--- BEGIN ---
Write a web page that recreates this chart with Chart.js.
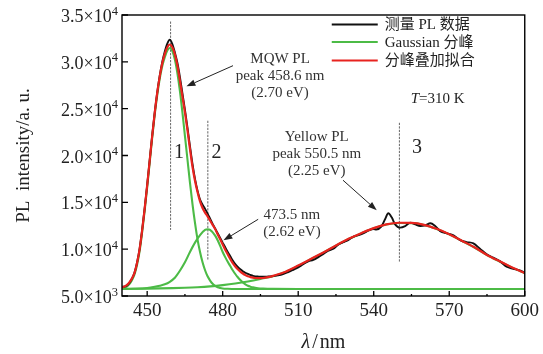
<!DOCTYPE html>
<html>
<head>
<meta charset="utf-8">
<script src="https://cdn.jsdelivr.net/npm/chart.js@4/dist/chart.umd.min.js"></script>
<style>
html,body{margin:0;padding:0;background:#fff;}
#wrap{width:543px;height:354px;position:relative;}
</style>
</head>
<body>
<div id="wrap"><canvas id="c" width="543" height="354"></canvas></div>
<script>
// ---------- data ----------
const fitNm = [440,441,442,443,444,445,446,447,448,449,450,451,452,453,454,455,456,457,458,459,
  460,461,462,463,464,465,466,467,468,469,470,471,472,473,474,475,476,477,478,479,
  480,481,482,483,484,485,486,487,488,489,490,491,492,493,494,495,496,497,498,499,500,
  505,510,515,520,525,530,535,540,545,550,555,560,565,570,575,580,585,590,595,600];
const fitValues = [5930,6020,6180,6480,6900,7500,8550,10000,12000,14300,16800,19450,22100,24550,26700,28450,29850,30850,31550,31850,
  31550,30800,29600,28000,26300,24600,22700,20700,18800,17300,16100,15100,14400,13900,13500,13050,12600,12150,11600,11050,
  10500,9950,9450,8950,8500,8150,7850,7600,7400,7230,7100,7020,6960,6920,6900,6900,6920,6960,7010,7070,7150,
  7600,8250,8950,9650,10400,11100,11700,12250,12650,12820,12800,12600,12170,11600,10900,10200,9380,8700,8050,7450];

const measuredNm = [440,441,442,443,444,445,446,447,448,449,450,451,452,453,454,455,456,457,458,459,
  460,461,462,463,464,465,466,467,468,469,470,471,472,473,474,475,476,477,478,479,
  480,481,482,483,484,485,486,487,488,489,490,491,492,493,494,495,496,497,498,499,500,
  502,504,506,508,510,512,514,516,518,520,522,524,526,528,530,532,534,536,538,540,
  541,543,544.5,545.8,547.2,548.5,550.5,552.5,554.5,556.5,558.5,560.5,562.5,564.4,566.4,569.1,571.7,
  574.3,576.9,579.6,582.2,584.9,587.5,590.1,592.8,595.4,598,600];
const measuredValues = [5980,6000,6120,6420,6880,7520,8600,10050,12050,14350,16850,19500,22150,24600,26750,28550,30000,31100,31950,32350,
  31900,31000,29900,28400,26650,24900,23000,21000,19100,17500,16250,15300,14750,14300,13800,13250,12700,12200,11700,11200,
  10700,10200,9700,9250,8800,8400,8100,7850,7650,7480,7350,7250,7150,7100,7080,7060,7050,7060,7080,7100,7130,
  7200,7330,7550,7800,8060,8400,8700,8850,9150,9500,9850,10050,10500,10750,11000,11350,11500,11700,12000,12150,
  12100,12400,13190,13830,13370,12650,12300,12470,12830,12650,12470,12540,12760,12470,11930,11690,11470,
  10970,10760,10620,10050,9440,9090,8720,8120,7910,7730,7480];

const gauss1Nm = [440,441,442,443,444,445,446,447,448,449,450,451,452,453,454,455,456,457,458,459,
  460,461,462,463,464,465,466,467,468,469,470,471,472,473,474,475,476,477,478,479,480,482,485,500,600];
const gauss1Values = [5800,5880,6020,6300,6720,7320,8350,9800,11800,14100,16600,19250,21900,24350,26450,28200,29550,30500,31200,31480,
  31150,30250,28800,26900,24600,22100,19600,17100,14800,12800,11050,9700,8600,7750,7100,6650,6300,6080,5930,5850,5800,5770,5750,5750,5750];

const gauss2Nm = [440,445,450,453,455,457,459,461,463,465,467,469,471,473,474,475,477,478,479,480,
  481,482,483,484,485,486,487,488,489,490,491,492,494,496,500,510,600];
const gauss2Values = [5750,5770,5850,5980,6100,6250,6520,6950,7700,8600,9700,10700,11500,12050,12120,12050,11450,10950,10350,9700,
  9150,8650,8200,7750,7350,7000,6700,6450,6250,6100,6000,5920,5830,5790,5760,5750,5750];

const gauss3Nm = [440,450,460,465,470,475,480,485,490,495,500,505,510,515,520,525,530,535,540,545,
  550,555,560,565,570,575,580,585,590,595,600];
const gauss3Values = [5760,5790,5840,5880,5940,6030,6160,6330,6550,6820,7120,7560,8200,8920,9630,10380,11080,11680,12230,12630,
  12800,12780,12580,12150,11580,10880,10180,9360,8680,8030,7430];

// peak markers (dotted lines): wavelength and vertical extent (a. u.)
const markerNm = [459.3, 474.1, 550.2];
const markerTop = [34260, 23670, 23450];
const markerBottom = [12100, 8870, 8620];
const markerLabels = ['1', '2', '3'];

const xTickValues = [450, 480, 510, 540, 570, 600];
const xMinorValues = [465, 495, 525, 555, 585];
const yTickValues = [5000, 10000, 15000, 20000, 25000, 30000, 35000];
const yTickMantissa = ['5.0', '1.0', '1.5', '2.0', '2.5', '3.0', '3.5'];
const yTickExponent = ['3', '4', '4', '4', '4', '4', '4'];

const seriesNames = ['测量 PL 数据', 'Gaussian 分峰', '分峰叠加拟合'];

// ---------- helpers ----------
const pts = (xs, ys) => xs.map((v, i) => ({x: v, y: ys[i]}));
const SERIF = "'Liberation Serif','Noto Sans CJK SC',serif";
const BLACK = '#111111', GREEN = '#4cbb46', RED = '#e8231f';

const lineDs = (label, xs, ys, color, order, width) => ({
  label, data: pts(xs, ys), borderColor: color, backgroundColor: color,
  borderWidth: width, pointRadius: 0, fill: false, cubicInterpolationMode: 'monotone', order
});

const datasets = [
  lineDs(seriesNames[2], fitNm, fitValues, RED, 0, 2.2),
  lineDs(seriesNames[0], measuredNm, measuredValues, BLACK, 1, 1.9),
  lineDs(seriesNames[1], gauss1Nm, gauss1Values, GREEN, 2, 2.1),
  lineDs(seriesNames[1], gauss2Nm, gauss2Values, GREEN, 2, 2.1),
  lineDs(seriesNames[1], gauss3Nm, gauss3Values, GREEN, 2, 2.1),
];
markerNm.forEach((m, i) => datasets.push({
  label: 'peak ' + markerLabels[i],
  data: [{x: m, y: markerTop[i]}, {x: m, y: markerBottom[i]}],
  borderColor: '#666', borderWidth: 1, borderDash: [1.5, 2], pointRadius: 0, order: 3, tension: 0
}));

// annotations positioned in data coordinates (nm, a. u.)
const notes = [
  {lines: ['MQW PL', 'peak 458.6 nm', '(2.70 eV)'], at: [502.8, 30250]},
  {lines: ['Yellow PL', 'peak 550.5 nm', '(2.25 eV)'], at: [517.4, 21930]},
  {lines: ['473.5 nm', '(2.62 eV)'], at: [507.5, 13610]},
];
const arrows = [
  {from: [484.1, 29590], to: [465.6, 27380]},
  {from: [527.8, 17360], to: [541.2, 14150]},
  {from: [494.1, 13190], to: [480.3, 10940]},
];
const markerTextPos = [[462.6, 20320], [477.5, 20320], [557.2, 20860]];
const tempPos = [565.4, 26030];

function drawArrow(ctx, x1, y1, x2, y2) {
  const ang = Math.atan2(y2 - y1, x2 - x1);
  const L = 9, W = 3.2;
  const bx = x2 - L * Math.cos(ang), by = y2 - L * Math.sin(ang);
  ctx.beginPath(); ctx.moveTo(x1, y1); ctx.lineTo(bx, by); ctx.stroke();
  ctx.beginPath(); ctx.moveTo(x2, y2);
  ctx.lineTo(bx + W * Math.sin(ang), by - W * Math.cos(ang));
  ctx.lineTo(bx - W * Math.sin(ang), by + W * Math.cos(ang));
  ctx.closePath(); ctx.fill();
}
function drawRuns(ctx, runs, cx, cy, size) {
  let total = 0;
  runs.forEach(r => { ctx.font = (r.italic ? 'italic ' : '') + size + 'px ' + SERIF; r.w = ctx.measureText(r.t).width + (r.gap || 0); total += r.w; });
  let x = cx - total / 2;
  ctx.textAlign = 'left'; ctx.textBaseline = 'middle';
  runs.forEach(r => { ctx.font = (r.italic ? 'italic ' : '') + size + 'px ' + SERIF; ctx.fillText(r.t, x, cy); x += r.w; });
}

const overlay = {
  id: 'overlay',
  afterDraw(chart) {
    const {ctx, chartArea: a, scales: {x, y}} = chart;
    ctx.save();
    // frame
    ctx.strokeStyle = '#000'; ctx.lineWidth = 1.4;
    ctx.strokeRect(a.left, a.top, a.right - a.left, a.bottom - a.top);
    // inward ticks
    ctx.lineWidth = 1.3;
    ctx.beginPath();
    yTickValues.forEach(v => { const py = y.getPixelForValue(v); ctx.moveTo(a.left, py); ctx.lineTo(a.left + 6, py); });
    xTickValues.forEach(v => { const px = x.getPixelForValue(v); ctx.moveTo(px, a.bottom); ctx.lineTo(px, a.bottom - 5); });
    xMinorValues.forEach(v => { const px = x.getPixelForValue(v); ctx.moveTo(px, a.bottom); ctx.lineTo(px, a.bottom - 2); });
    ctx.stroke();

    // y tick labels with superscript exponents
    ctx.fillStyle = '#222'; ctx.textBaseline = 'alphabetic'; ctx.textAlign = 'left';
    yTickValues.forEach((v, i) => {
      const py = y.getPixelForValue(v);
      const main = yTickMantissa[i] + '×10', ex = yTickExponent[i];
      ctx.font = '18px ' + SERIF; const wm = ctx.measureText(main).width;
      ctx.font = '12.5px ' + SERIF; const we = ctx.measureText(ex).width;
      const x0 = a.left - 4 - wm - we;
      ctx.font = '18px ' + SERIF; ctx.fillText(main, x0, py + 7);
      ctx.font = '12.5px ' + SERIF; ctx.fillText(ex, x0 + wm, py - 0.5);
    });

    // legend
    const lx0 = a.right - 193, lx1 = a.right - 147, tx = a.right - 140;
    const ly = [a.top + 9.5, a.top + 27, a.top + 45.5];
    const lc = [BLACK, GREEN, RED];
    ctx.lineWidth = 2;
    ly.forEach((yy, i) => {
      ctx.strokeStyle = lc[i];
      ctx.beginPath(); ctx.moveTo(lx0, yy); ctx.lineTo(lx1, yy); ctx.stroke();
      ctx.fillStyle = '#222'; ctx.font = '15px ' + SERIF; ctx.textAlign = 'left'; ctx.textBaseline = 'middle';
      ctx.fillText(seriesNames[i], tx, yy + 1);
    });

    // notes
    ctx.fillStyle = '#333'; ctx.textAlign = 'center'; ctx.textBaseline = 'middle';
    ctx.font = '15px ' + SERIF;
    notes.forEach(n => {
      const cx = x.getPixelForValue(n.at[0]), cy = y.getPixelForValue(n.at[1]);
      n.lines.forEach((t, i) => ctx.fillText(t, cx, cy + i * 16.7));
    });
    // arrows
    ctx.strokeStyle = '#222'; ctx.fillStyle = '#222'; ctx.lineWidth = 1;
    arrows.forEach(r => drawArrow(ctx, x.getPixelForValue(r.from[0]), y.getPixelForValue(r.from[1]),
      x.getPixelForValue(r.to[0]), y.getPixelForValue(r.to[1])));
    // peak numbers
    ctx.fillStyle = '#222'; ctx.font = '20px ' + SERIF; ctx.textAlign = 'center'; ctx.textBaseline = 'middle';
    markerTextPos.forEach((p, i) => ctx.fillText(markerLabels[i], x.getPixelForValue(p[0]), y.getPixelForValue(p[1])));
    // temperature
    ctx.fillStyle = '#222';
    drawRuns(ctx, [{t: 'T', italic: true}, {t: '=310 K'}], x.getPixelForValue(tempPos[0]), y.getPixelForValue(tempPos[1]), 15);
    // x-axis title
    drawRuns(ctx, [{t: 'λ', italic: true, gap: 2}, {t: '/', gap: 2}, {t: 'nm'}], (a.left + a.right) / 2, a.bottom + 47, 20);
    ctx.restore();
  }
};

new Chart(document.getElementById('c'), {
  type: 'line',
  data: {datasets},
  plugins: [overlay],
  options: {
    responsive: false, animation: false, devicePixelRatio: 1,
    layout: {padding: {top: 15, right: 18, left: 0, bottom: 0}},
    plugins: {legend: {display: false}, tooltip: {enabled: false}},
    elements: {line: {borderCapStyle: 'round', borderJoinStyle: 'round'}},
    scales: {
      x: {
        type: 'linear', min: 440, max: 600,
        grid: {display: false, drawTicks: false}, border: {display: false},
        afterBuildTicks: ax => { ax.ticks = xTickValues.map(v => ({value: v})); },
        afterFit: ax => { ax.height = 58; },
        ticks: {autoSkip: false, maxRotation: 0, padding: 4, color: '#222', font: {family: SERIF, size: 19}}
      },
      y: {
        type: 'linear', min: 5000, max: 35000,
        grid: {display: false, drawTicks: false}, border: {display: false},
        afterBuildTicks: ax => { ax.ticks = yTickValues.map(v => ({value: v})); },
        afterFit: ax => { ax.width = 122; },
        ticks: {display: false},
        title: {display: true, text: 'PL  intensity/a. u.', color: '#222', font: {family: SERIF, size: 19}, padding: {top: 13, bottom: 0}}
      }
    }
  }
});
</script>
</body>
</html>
--- END ---
In the lines above, locate the string "with". Copy every line where it occurs.

Write a web page that recreates this chart with Chart.js.
    // y tick labels with superscript exponents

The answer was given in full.